En compagnie du Chancelier allemand et du Président du Conseil italien, Emmanuel Macron s’est rendu en Ukraine. D’aucuns considèreront que c’est trop tard, d’autres que l’agenda n’est pas dénué d’intentions électorales à l’heure où la France vote pour renouveler son Assemblée nationale.

A vrai dire et au regard de ce qui se joue à l’Est, peu importe le timing. L’important est dans le contenu de cette visite. Le triumvirat a voulu manifester le soutien de l’UE à l’Ukraine et à son Président ; la symbolique du déplacement collectif a bien évidemment valeur de message.
Elle se double d’une réaffirmation des trois dirigeants de voir Kiev intégrer l’Union européenne.
Elle s’accompagne évidemment d’images qui veulent historiciser le moment mais seul le recul nous permettra à nous autres, à nos enfants et petits-enfants de mesurer la patine ou non historique de l’instant.
La forme capte l’œil de l’immédiat ; elle ne saurait pour autant évider le fond. La forme ce sont des promesses, des incantations diront certains, des poses devant les caméras aussi pour les médias et autres réseaux sociaux. Le fond est ailleurs, lui : après la sidération éprouvée au moment de l’offensive russe, puis l’admiration pour la résistance ukrainienne, voici venu le temps long de la durée d’une guerre dont nonobstant la lecture occidentale il faut convenir qu’elle nous a fait basculer dans un autre monde et dans une autre époque.
Poutine a installé son agenda, son tempo, son rapport de forces.
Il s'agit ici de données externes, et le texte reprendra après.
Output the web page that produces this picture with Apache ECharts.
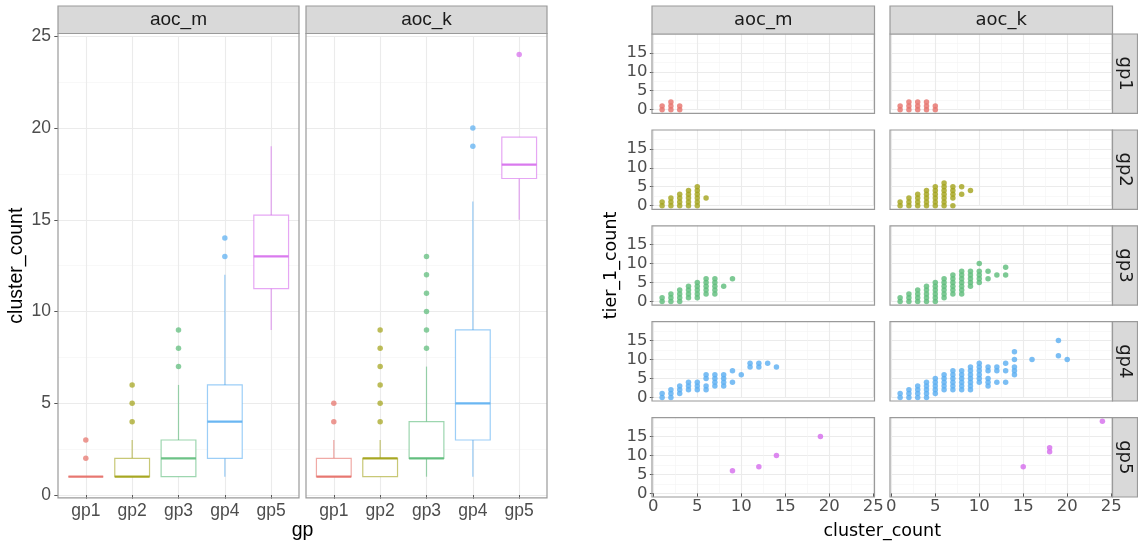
<!DOCTYPE html>
<html><head><meta charset="utf-8">
<script src="https://cdn.jsdelivr.net/npm/echarts@6/dist/echarts.min.js"></script>
<style>html,body{margin:0;padding:0;background:#fff}#c{width:1138px;height:547px}</style>
</head><body><div id="c"></div>
<script>
// ---------------- DATA ----------------
const groups = ['gp1','gp2','gp3','gp4','gp5'];
const facets = ['aoc_m','aoc_k'];
const groupColors = ['#E6716A','#A3A31A','#5CBB79','#5AAEF1','#D56CEC'];
const boxYTicks = [0,5,10,15,20,25];
const scatterXTicks = [0,5,10,15,20,25];
const scatterYTicks = [0,5,10,15];

// boxplot stats per group: [lower whisker, Q1, median, Q3, upper whisker]
const boxAocM = [[1,1,1,1,1],[1,1,1,2,3],[1,1,2,3,6],[1,2,4,6,12],[9,11.25,13,15.25,19]];
const boxAocK = [[1,1,1,2,3],[1,1,2,2,3],[1,2,2,4,7],[1,3,5,9,16],[15,17.25,18,19.5,19.5]];
// outliers: [group index, cluster_count]
const outAocM = [[0,2],[0,3],[1,4],[1,5],[1,6],[2,7],[2,8],[2,9],[3,13],[3,14]];
const outAocK = [[0,4],[0,5],[1,4],[1,5],[1,6],[1,7],[1,8],[1,9],[2,8],[2,9],[2,10],[2,11],[2,12],[2,13],[3,19],[3,20],[4,24]];

// scatter: [cluster_count, tier_1_count]
const m_gp1 = [[1,0],[1,1],[2,0],[2,1],[2,2],[3,0],[3,1]];
const k_gp1 = [[1,0],[1,1],[2,0],[2,1],[2,2],[3,0],[3,1],[3,2],[4,0],[4,1],[4,2],[5,0],[5,1]];
const m_gp2 = [[1,0],[1,1],[2,0],[2,1],[2,2],[3,0],[3,1],[3,2],[3,3],[4,0],[4,1],[4,2],[4,3],[4,4],
  [5,0],[5,1],[5,2],[5,3],[5,4],[5,5],[6,2]];
const k_gp2 = [[1,0],[1,1],[2,0],[2,1],[2,2],[3,0],[3,1],[3,2],[3,3],[4,0],[4,1],[4,2],[4,3],[4,4],
  [5,0],[5,1],[5,2],[5,3],[5,4],[5,5],[6,0],[6,1],[6,2],[6,3],[6,4],[6,5],[6,6],
  [7,0],[7,2],[7,3],[7,4],[7,5],[8,3],[8,5],[9,4]];
const m_gp3 = [[1,0],[1,1],[2,0],[2,1],[2,2],[3,0],[3,1],[3,2],[3,3],[4,1],[4,2],[4,3],[4,4],
  [5,1],[5,2],[5,3],[5,4],[5,5],[6,2],[6,3],[6,4],[6,5],[6,6],[7,2],[7,3],[7,4],[7,5],[7,6],[8,4],[9,6]];
const k_gp3 = [[1,0],[1,1],[2,0],[2,1],[2,2],[3,0],[3,1],[3,2],[3,3],[4,0],[4,1],[4,2],[4,3],[4,4],
  [5,0],[5,1],[5,2],[5,3],[5,4],[5,5],[6,1],[6,2],[6,3],[6,4],[6,5],[6,6],
  [7,2],[7,3],[7,4],[7,5],[7,6],[7,7],[8,2],[8,3],[8,4],[8,5],[8,6],[8,7],[8,8],
  [9,4],[9,5],[9,6],[9,7],[9,8],[10,5],[10,6],[10,7],[10,8],[10,10],[11,6],[11,8],[12,7],[13,7],[13,9]];
const m_gp4 = [[1,0],[1,1],[2,0],[2,1],[2,2],[3,1],[3,2],[3,3],[4,2],[4,3],[4,4],[5,2],[5,3],[5,4],
  [6,2],[6,3],[6,5],[6,6],[7,3],[7,4],[7,5],[7,6],[8,3],[8,4],[8,5],[8,6],[9,4],[9,7],[10,6],
  [11,8],[11,9],[12,8],[12,9],[13,9],[14,8]];
const k_gp4 = [[1,0],[1,1],[2,0],[2,1],[2,2],[3,0],[3,1],[3,2],[3,3],[4,0],[4,1],[4,2],[4,3],[4,4],
  [5,1],[5,2],[5,3],[5,4],[5,5],[6,2],[6,3],[6,4],[6,5],[6,6],[7,2],[7,3],[7,4],[7,5],[7,6],[7,7],
  [8,2],[8,3],[8,4],[8,5],[8,6],[8,7],[9,2],[9,3],[9,4],[9,5],[9,6],[9,7],[9,8],
  [10,4],[10,5],[10,6],[10,7],[10,8],[10,9],[11,3],[11,4],[11,5],[11,7],[11,8],[12,4],[12,7],[12,8],
  [13,4],[13,7],[13,9],[14,6],[14,7],[14,8],[14,10],[14,12],[16,10],[19,11],[19,15],[20,10]];
const m_gp5 = [[9,6],[12,7],[14,10],[19,15]];
const k_gp5 = [[15,7],[18,11],[18,12],[24,19]];
const scatterRows = [[m_gp1,k_gp1],[m_gp2,k_gp2],[m_gp3,k_gp3],[m_gp4,k_gp4],[m_gp5,k_gp5]];

// ---------------- LAYOUT ----------------
const LEFT = {colX:[58,306], w:241, top:33.5, bottom:497.8, yLo:-0.15, yHi:25.15, stripTop:6};
const RIGHT = {colX:[652,890], w:222.5, rowY:[34,130,225.8,321.7,417.7], h:79.3,
  xLo:-0.15, xHi:25.15, yLo:-0.95, yHi:19.95, stripTop:6, rStripW:25};
const LFONT = 'Liberation Sans, Arial, sans-serif';
const RFONT = 'DejaVu Sans, sans-serif';
const TICKCOL = '#4D4D4D', BORDER = '#9A9A9A', STRIPFILL = '#D9D9D9', GRIDMAJ = '#EBEBEB', GRIDMIN = '#F4F4F4';

function rgba(hex,a){const n=parseInt(hex.slice(1),16);return 'rgba('+(n>>16)+','+((n>>8)&255)+','+(n&255)+','+a+')';}

const grids=[], xAxes=[], yAxes=[], series=[], graphics=[];

// ---- left boxplot facets ----
const lyPU = (LEFT.bottom-LEFT.top)/(LEFT.yHi-LEFT.yLo);
const lGridTop = LEFT.top + (LEFT.yHi-25)*lyPU;
const lGridH = 25*lyPU;
const bandW = LEFT.w/5.2;
facets.forEach((f,fi)=>{
  const px = LEFT.colX[fi];
  grids.push({left:px, top:lGridTop, width:LEFT.w, height:lGridH});
  xAxes.push({gridIndex:grids.length-1, type:'value', min:0, max:1, show:false});
  yAxes.push({gridIndex:grids.length-1, type:'value', min:boxYTicks[0], max:boxYTicks[boxYTicks.length-1], interval:5,
    axisLine:{show:false},
    axisTick:{show:fi===0, length:3.7, lineStyle:{color:'#555', width:1}},
    axisLabel:{show:fi===0, margin:7, color:TICKCOL, fontSize:17.5, fontFamily:LFONT},
    splitLine:{show:true, lineStyle:{color:GRIDMAJ, width:1.1}},
    minorTick:{show:false, splitNumber:2},
    minorSplitLine:{show:true, lineStyle:{color:GRIDMIN, width:0.6}}});
  grids.push({left:px+0.1*bandW, top:lGridTop, width:5*bandW, height:lGridH});
  const gi = grids.length-1;
  xAxes.push({gridIndex:gi, type:'category', data:groups, offset:LEFT.bottom-(lGridTop+lGridH),
    axisLine:{show:false},
    axisTick:{show:true, alignWithLabel:true, length:3.7, lineStyle:{color:'#555', width:1}},
    axisLabel:{margin:4, color:TICKCOL, fontSize:17.5, fontFamily:LFONT},
    splitLine:{show:true, alignWithLabel:true, lineStyle:{color:GRIDMAJ, width:1.1}}});
  yAxes.push({gridIndex:gi, type:'value', min:0, max:25, show:false, splitLine:{show:false}});
  const stats = fi===0 ? boxAocM : boxAocK;
  const outs = fi===0 ? outAocM : outAocK;
  series.push({type:'custom', xAxisIndex:gi, yAxisIndex:gi, z:3, silent:true,
    data: stats.map((s,i)=>[i].concat(s)),
    encode:{x:0, y:[1,2,3,4,5]},
    renderItem:function(params, api){
      const i = api.value(0);
      const col = groupColors[i];
      const bw = api.size([1,0])[0]*0.75;
      const cx = api.coord([i, api.value(1)])[0];
      const yLo = api.coord([i, api.value(1)])[1];
      const yQ1 = api.coord([i, api.value(2)])[1];
      const yMed = api.coord([i, api.value(3)])[1];
      const yQ3 = api.coord([i, api.value(4)])[1];
      const yHi = api.coord([i, api.value(5)])[1];
      const st = {stroke:rgba(col,0.6), lineWidth:1.2};
      return {type:'group', children:[
        {type:'line', shape:{x1:cx,y1:yHi,x2:cx,y2:yQ3}, style:st},
        {type:'line', shape:{x1:cx,y1:yQ1,x2:cx,y2:yLo}, style:st},
        {type:'rect', shape:{x:cx-bw/2,y:yQ3,width:bw,height:yQ1-yQ3}, style:{fill:'#fff', stroke:rgba(col,0.6), lineWidth:1.2}},
        {type:'line', shape:{x1:cx-bw/2,y1:yMed,x2:cx+bw/2,y2:yMed}, style:{stroke:rgba(col,0.9), lineWidth:2.2}}
      ]};
    }});
  series.push({type:'scatter', xAxisIndex:gi, yAxisIndex:gi, z:4, silent:true, symbolSize:5.5,
    data: outs.map(o=>({value:o, itemStyle:{color:rgba(groupColors[o[0]],0.9)}}))});
  graphics.push({type:'rect', z:100, silent:true, shape:{x:px, y:LEFT.top, width:LEFT.w, height:LEFT.bottom-LEFT.top},
    style:{fill:null, stroke:BORDER, lineWidth:1.2}});
  graphics.push({type:'rect', z:100, silent:true, shape:{x:px, y:LEFT.stripTop, width:LEFT.w, height:LEFT.top-LEFT.stripTop},
    style:{fill:STRIPFILL, stroke:BORDER, lineWidth:1.2}});
  graphics.push({type:'text', z:101, silent:true, x:px+LEFT.w/2, y:(LEFT.stripTop+LEFT.top)/2,
    style:{text:f, align:'center', verticalAlign:'middle', fill:'#1A1A1A', fontSize:19, fontFamily:LFONT}});
});
graphics.push({type:'text', z:101, silent:true, x:17, y:(LEFT.top+LEFT.bottom)/2, rotation:Math.PI/2,
  style:{text:'cluster_count', align:'center', verticalAlign:'middle', fill:'#000', fontSize:19.5, fontFamily:LFONT}});
graphics.push({type:'text', z:101, silent:true, x:(LEFT.colX[0]+LEFT.colX[1]+LEFT.w)/2, y:531,
  style:{text:'gp', align:'center', verticalAlign:'middle', fill:'#000', fontSize:19.5, fontFamily:LFONT}});

// ---- right scatter facets ----
const rxPU = RIGHT.w/(RIGHT.xHi-RIGHT.xLo);
const ryPU = RIGHT.h/(RIGHT.yHi-RIGHT.yLo);
scatterRows.forEach((row,r)=>{
  const py = RIGHT.rowY[r];
  row.forEach((pts,c)=>{
    const px = RIGHT.colX[c];
    const gLeft = px + (0-RIGHT.xLo)*rxPU;
    const gTop = py + (RIGHT.yHi-20)*ryPU;
    grids.push({left:gLeft, top:gTop, width:25*rxPU, height:20*ryPU});
    const gi = grids.length-1;
    const gBottom = gTop + 20*ryPU;
    xAxes.push({gridIndex:gi, type:'value', min:scatterXTicks[0], max:scatterXTicks[scatterXTicks.length-1], interval:5,
      offset: r===4 ? (py+RIGHT.h-gBottom) : 0,
      axisLine:{show:false},
      axisTick:{show:r===4, length:3.5, lineStyle:{color:'#555', width:1}},
      axisLabel:{show:r===4, margin:1.5, color:TICKCOL, fontSize:16.5, fontFamily:RFONT},
      splitLine:{show:true, lineStyle:{color:GRIDMAJ, width:1.1}},
      minorTick:{show:false, splitNumber:2},
      minorSplitLine:{show:true, lineStyle:{color:GRIDMIN, width:0.6}}});
    yAxes.push({gridIndex:gi, type:'value', min:0, max:20, interval:5,
      offset: c===0 ? (gLeft-px) : 0,
      axisLine:{show:false},
      axisTick:{show:c===0, length:3.5, customValues:scatterYTicks, lineStyle:{color:'#555', width:1}},
      axisLabel:{show:c===0, margin:4.5, customValues:scatterYTicks, color:TICKCOL, fontSize:16.5, fontFamily:RFONT,
        formatter:v=> scatterYTicks.indexOf(v)>=0 ? String(v) : ''},
      splitLine:{show:true, lineStyle:{color:GRIDMAJ, width:1.1}},
      minorTick:{show:false, splitNumber:2},
      minorSplitLine:{show:true, lineStyle:{color:GRIDMIN, width:0.6}}});
    series.push({type:'scatter', xAxisIndex:gi, yAxisIndex:gi, z:4, silent:true, symbolSize:5.5,
      itemStyle:{color:groupColors[r]}, data:pts});
    graphics.push({type:'rect', z:100, silent:true, shape:{x:px, y:py, width:RIGHT.w, height:RIGHT.h},
      style:{fill:null, stroke:BORDER, lineWidth:1.2}});
    if (r===0) {
      graphics.push({type:'rect', z:100, silent:true, shape:{x:px, y:RIGHT.stripTop, width:RIGHT.w, height:py-RIGHT.stripTop},
        style:{fill:STRIPFILL, stroke:BORDER, lineWidth:1.2}});
      graphics.push({type:'text', z:101, silent:true, x:px+RIGHT.w/2, y:(RIGHT.stripTop+py)/2,
        style:{text:facets[c], align:'center', verticalAlign:'middle', fill:'#1A1A1A', fontSize:18, fontFamily:RFONT}});
    }
    if (c===1) {
      const sx = px+RIGHT.w;
      graphics.push({type:'rect', z:100, silent:true, shape:{x:sx, y:py, width:RIGHT.rStripW, height:RIGHT.h},
        style:{fill:STRIPFILL, stroke:BORDER, lineWidth:1.2}});
      graphics.push({type:'text', z:101, silent:true, x:sx+RIGHT.rStripW/2, y:py+RIGHT.h/2, rotation:-Math.PI/2,
        style:{text:groups[r], align:'center', verticalAlign:'middle', fill:'#1A1A1A', fontSize:18, fontFamily:RFONT}});
    }
  });
});
graphics.push({type:'text', z:101, silent:true, x:611, y:(RIGHT.rowY[0]+RIGHT.rowY[4]+RIGHT.h)/2, rotation:Math.PI/2,
  style:{text:'tier_1_count', align:'center', verticalAlign:'middle', fill:'#000', fontSize:17.5, fontFamily:RFONT}});
graphics.push({type:'text', z:101, silent:true, x:(RIGHT.colX[0]+RIGHT.colX[1]+RIGHT.w)/2, y:531,
  style:{text:'cluster_count', align:'center', verticalAlign:'middle', fill:'#000', fontSize:17.5, fontFamily:RFONT}});

const chart = echarts.init(document.getElementById('c'), null, {renderer:'canvas'});
chart.setOption({
  animation:false,
  backgroundColor:'#fff',
  grid:grids, xAxis:xAxes, yAxis:yAxes, series:series,
  graphic:{elements:graphics}
});
</script></body></html>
Force est de reconnaître que le fil que la diplomatie française continue de maintenir avec Moscou, au risque parfois de mécontenter Kiev, acte cette situation.
Les avancées russes dans le Donbass, malgré le soutien américain et européen, traduisent la détermination d’un Poutine qui a imposé l’idée de la durée mais également qui peut compter sur une indulgence évidente d’une grande partie de la scène internationale : la Chine bien sûr, l’Inde aussi, l’Afrique et de nombreux bastions sud-américains également. Que cela nous plaise ou non, tout se passe comme si la Russie incarnait la contestation de l’ordre occidental, plus précisément américain et que le prix du sang qu’elle faisait payer aux Ukrainiens ne suscitait pas partout cette même charge émotionnelle dont les Occidentaux avaient fait preuve, notamment au début de la guerre. Reste à savoir justement si avec le temps les opinions occidentales, elles-mêmes, resteront solidaires de leurs dirigeants ; les conséquences économiques et sociales d’une guerre rappellent entre autres que les sanctions infligées à Moscou ne sont pas sans impacts, loin s’en faut, pour le reste du monde, à commencer notamment pour les Européens.
La realpolitik désenchante, c’est un fait, mais elle pourrait s’imposer dans l’hypothèse d’une persistance du conflit aux opinions avant qu’elles ne se diffusent à leurs gouvernements.
Cette anticipation à n’en pas douter est intégrée dans les calculs du Kremlin. Non seulement l’homme occidental n’entend pas vraisemblablement mourir pour Kiev, mais il n’est pas forcément prêt à accepter les sacrifices collatéraux dont cette guerre est porteuse sur le plan de son quotidien. C’est dans tous les cas à cette possible configuration que les dirigeants de l’ouest doivent se préparer, dans un monde qui par ailleurs ne se réagence pas nécessairement selon leurs pré-requis.